HARI ITU DI GEORGE TOWN (16/11/16)

penarik-becak-di-george-town

Penarik Becak di George Town

George Town sangat tenar dengan street art yang bertebaran di hampir seluruh penjuru kota-nya, mulai dari mural berdimensi dua maupun mural-mural yang berpadu dengan media  tiga dimensi yang diolah seakan menjadi bagian dari mural tersebut ataupun sebaliknya. Mural-mural tersebut sudah mendunia dan selalu diburu oleh para wisatawan yang berkunjung di kota ini. Antusiasme atas kegiatan berburu street art ini sangat tinggi, dan pemerintah setempat-pun sangat memfasilitasi-nya. Mulai dari peta lokasi street art, penunjuk arah dan bus wisata gratis yang mengitari kota George town. Bisa dibilang bahwa berkunjung ke George town berarti berwisata menyusuri kota tua sambil berburu street art.

Sore itu saya duduk di terminal bus Jetti, saya baru saja turun dari Bus wisata gratis yang disediakan oleh pemerintah Malaysia di kawasan George Town (CAT). Saya menumpang bus gratis ini bukan untuk berburu street art, melainkan hanya ingin menyejukan diri di dalam bus berpendingin udara yang sangat nyaman setelah hampir satu hari saya berjalan kaki mengitari kawasan kota tua George Town.  Hari itu matahari sangat terik.

Mural-mural di George Town

Saya duduk agak lama di sana sambil mengamati satu persatu penumpang yang naik dan turun dari bus-bus yang silih berganti keluar masuk terminal sambil berpikir mau kemana saya selanjutnya. Waktu itu pukul empat sore, dan saya tidak rela apabila harus langsung pulang ke tempat tinggal saya di Perai yang hanya terpaut 30 menit dari terminal bus ini. Artinya liburan saya berakhir terlalu dini hari itu apabila saya langsung pulang.

Akhirnya saya mengambil rencana untuk berpindah lokasi dari George Town ke pantai Batu Feringgi yang hanya berjarak beberapa belas kilometer saja atau sekitar 50 menit menggunakan bus dari terminal ini. Rasanya masih terkejar untuk menyaksikan fenomena harian matahari tenggelam dari pantai tersebut. Walau sebenarnya pantai bukanlah lokasi favorit saya, namun hari itu saya hanya berpikir untuk memanfaatkan waktu kosong sebanyak mungkin. Sambil menunggu bus jurusan Batu Feringgi saya membuka ponsel untuk melihat jam dan memeriksa notifikasi yang masuk.

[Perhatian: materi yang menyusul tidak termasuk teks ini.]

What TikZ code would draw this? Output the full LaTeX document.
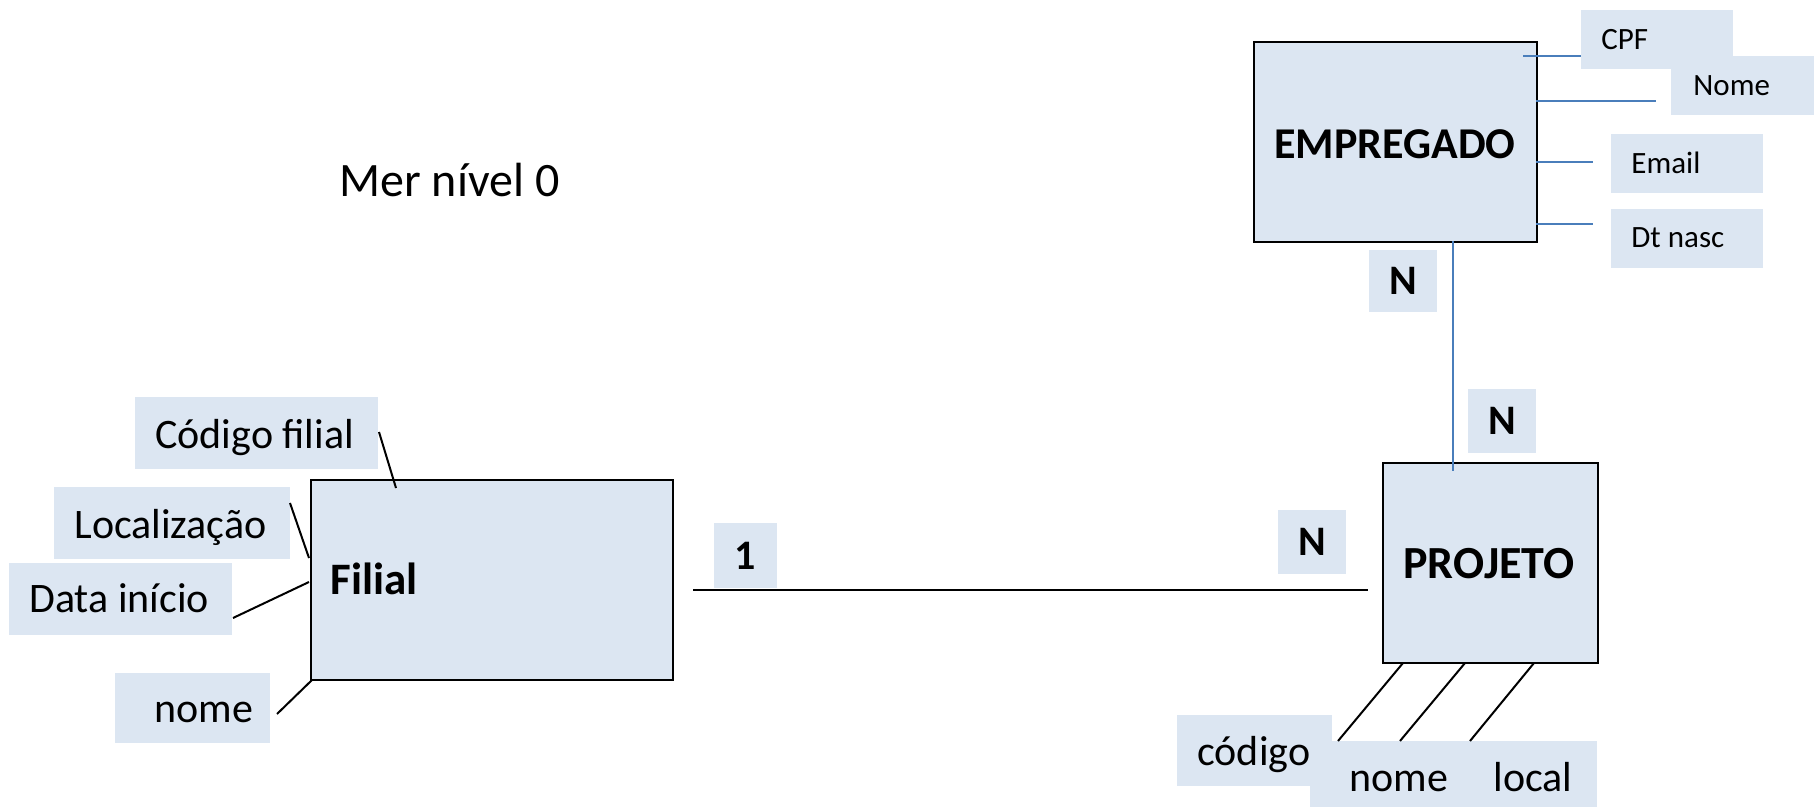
\documentclass[tikz,border=0pt]{standalone}
\usepackage{fontspec}
\setmainfont{Carlito}
\definecolor{boxfill}{HTML}{DCE6F2}
\definecolor{linkblue}{HTML}{4A7EBB}
\tikzset{
  entbox/.style={draw=black, line width=1pt, fill=boxfill},
  attbox/.style={fill=boxfill},
  txt/.style={inner sep=0pt, anchor=base west, font=\fontsize{21}{24}\selectfont},
  smalltxt/.style={inner sep=0pt, anchor=base west, font=\fontsize{15.5}{18}\selectfont},
  boldtxt/.style={inner sep=0pt, anchor=base west, font=\fontsize{22}{26}\selectfont\bfseries},
  cardtxt/.style={inner sep=0pt, font=\fontsize{21}{24}\selectfont\bfseries},
  blackline/.style={draw=black, line width=1pt},
  blueline/.style={draw=linkblue, line width=1pt},
}
\begin{document}
\begin{tikzpicture}[x=0.5pt,y=-0.5pt]
\useasboundingbox (0,0) rectangle (1814,807);
% title
\node[txt, font=\fontsize{24}{28}\selectfont] (title) at (339,197) {Mer nível 0};

% attribute boxes
\path[attbox] (135,397) rectangle (378,469); \node[txt] (tcodfil) at (155,448) {Código filial};
\path[attbox] (54,487) rectangle (290,559); \node[txt] (tloc) at (74,538) {Localização};
\path[attbox] (9,563) rectangle (232,635); \node[txt] (tdata) at (29,612) {Data início};
\path[attbox] (115,673) rectangle (270,743); \node[txt] (tnomef) at (154,722) {nome};

\path[attbox] (1581,10) rectangle (1733,69); \node[smalltxt] (tcpf) at (1601,50) {CPF};
\path[attbox] (1671,56) rectangle (1814,115); \node[smalltxt] (tnome) at (1693,96) {Nome};
\path[attbox] (1611,134) rectangle (1763,193); \node[smalltxt] (temail) at (1631,174) {Email};
\path[attbox] (1611,209) rectangle (1763,268); \node[smalltxt] (tdt) at (1631,248) {Dt nasc};

\path[attbox] (1177,715) rectangle (1332,786); \node[txt] (tcod) at (1197,765) {código};
\path[attbox] (1310,741) rectangle (1597,807);
\node[txt] (tnomep) at (1349,791) {nome};
\node[txt] (tlocal) at (1493,791) {local};

% cardinality boxes
\path[attbox] (714,523) rectangle (777,588); \node[cardtxt] (c1) at (745.5,556) {1};
\path[attbox] (1278,510) rectangle (1346,574); \node[cardtxt] (cn3) at (1312,542) {N};
\path[attbox] (1369,250) rectangle (1437,312); \node[cardtxt] (cn1) at (1403,281) {N};
\path[attbox] (1468,389) rectangle (1536,453); \node[cardtxt] (cn2) at (1502,421) {N};

% entities
\node[entbox, minimum width=181pt, minimum height=100pt, inner sep=0pt, anchor=north west] (filial) at (310,479) {};
\node[boldtxt, font=\fontsize{22.5}{26}\selectfont\bfseries] (tfilial) at (330,594) {Filial};
\node[entbox, minimum width=141.5pt, minimum height=100pt, inner sep=0pt, anchor=north west] (emp) at (1253,41) {};
\node[boldtxt] (temp) at (1274,159) {EMPREGADO};
\node[entbox, minimum width=107.5pt, minimum height=100pt, inner sep=0pt, anchor=north west] (proj) at (1382,462) {};
\node[boldtxt, font=\fontsize{23}{26}\selectfont\bfseries] (tproj) at (1403,578) {PROJETO};

% connector end points
\coordinate (a1) at (379,432); \coordinate (b1) at (396,488);
\coordinate (a2) at (290,503); \coordinate (b2) at (309,558);
\coordinate (a3) at (233,618); \coordinate (b3) at (309,582);
\coordinate (a4) at (277,714); \coordinate (b4) at (312,680);
\coordinate (r1) at (693,590); \coordinate (r2) at (1368,590);
\coordinate (v1) at (1453,241); \coordinate (v2) at (1453,471);
\coordinate (e1a) at (1523,56); \coordinate (e1b) at (1581,56);
\coordinate (e2a) at (1536,101); \coordinate (e2b) at (1656,101);
\coordinate (e3a) at (1536,162); \coordinate (e3b) at (1593,162);
\coordinate (e4a) at (1536,224); \coordinate (e4b) at (1593,224);
\coordinate (p1a) at (1403,663); \coordinate (p1b) at (1338,741);
\coordinate (p2a) at (1465,663); \coordinate (p2b) at (1400,741);
\coordinate (p3a) at (1534,663); \coordinate (p3b) at (1470,741);

\draw[blackline] (a1) -- (b1);
\draw[blackline] (a2) -- (b2);
\draw[blackline] (a3) -- (b3);
\draw[blackline] (a4) -- (b4);
\draw[blackline] (r1) -- (r2);
\draw[blueline] (v1) -- (v2);
\draw[blueline] (e1a) -- (e1b);
\draw[blueline] (e2a) -- (e2b);
\draw[blueline] (e3a) -- (e3b);
\draw[blueline] (e4a) -- (e4b);
\draw[blackline] (p1a) -- (p1b);
\draw[blackline] (p2a) -- (p2b);
\draw[blackline] (p3a) -- (p3b);
\end{tikzpicture}
\end{document}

Ada sebuah notifikasi dari aplikasi Couchsurfing yakni sebuah ajakan untuk bertemu di George Town dari seorang laki-laki bernama Jordan. Sambil menunggu bus ke Batu Feringgi saya berkomunikasi dengan Jordan dan dia menawarkan saya untuk bergabung mencari makan malam bersamanya. Bisa dibilang saya orang yang cukup impulsif ketika sedang traveling, saya bisa mengubah destinasi dan rencana secepat kilat tanpa mempertimbangkannya sama sekali. Dan ya, saya meninggalkan terminal bus tersebut dan berjalan kembali ke kawasan George Town untuk bertemu dengan Jordan di lokasi yang telah kita sepakati, yakni Red inn Court, di dekat Little India.

Ternyata Jordan tidak sendiri, dia bersama gadis bernama Ezgi yang juga ditemuinya melalui Couchsurfing pada malam sebelumnya. Yang mengejutkan saya ketika pertama kali melihat Jordan dan Ezgi adalah kami berada di bus yang sama beberapa belas menit sebelumnya. Mereka berdua tidak menyadari bahwa saya ada di bus yang sama dengan mereka karena saya duduk di kursi paling belakang, sedangkan mereka berdua berdiri di bagian tengah bus yang saat itu cukup penuh. Mereka berdua sempat menarik perhatian saya ketika di dalam bus karena waktu itu Jordan masuk ke dalam bus melalui pintu keluar sedangkan Ezgi melalui pintu masuk. Selain itu juga karena Jordan menggunakan tas yang unik.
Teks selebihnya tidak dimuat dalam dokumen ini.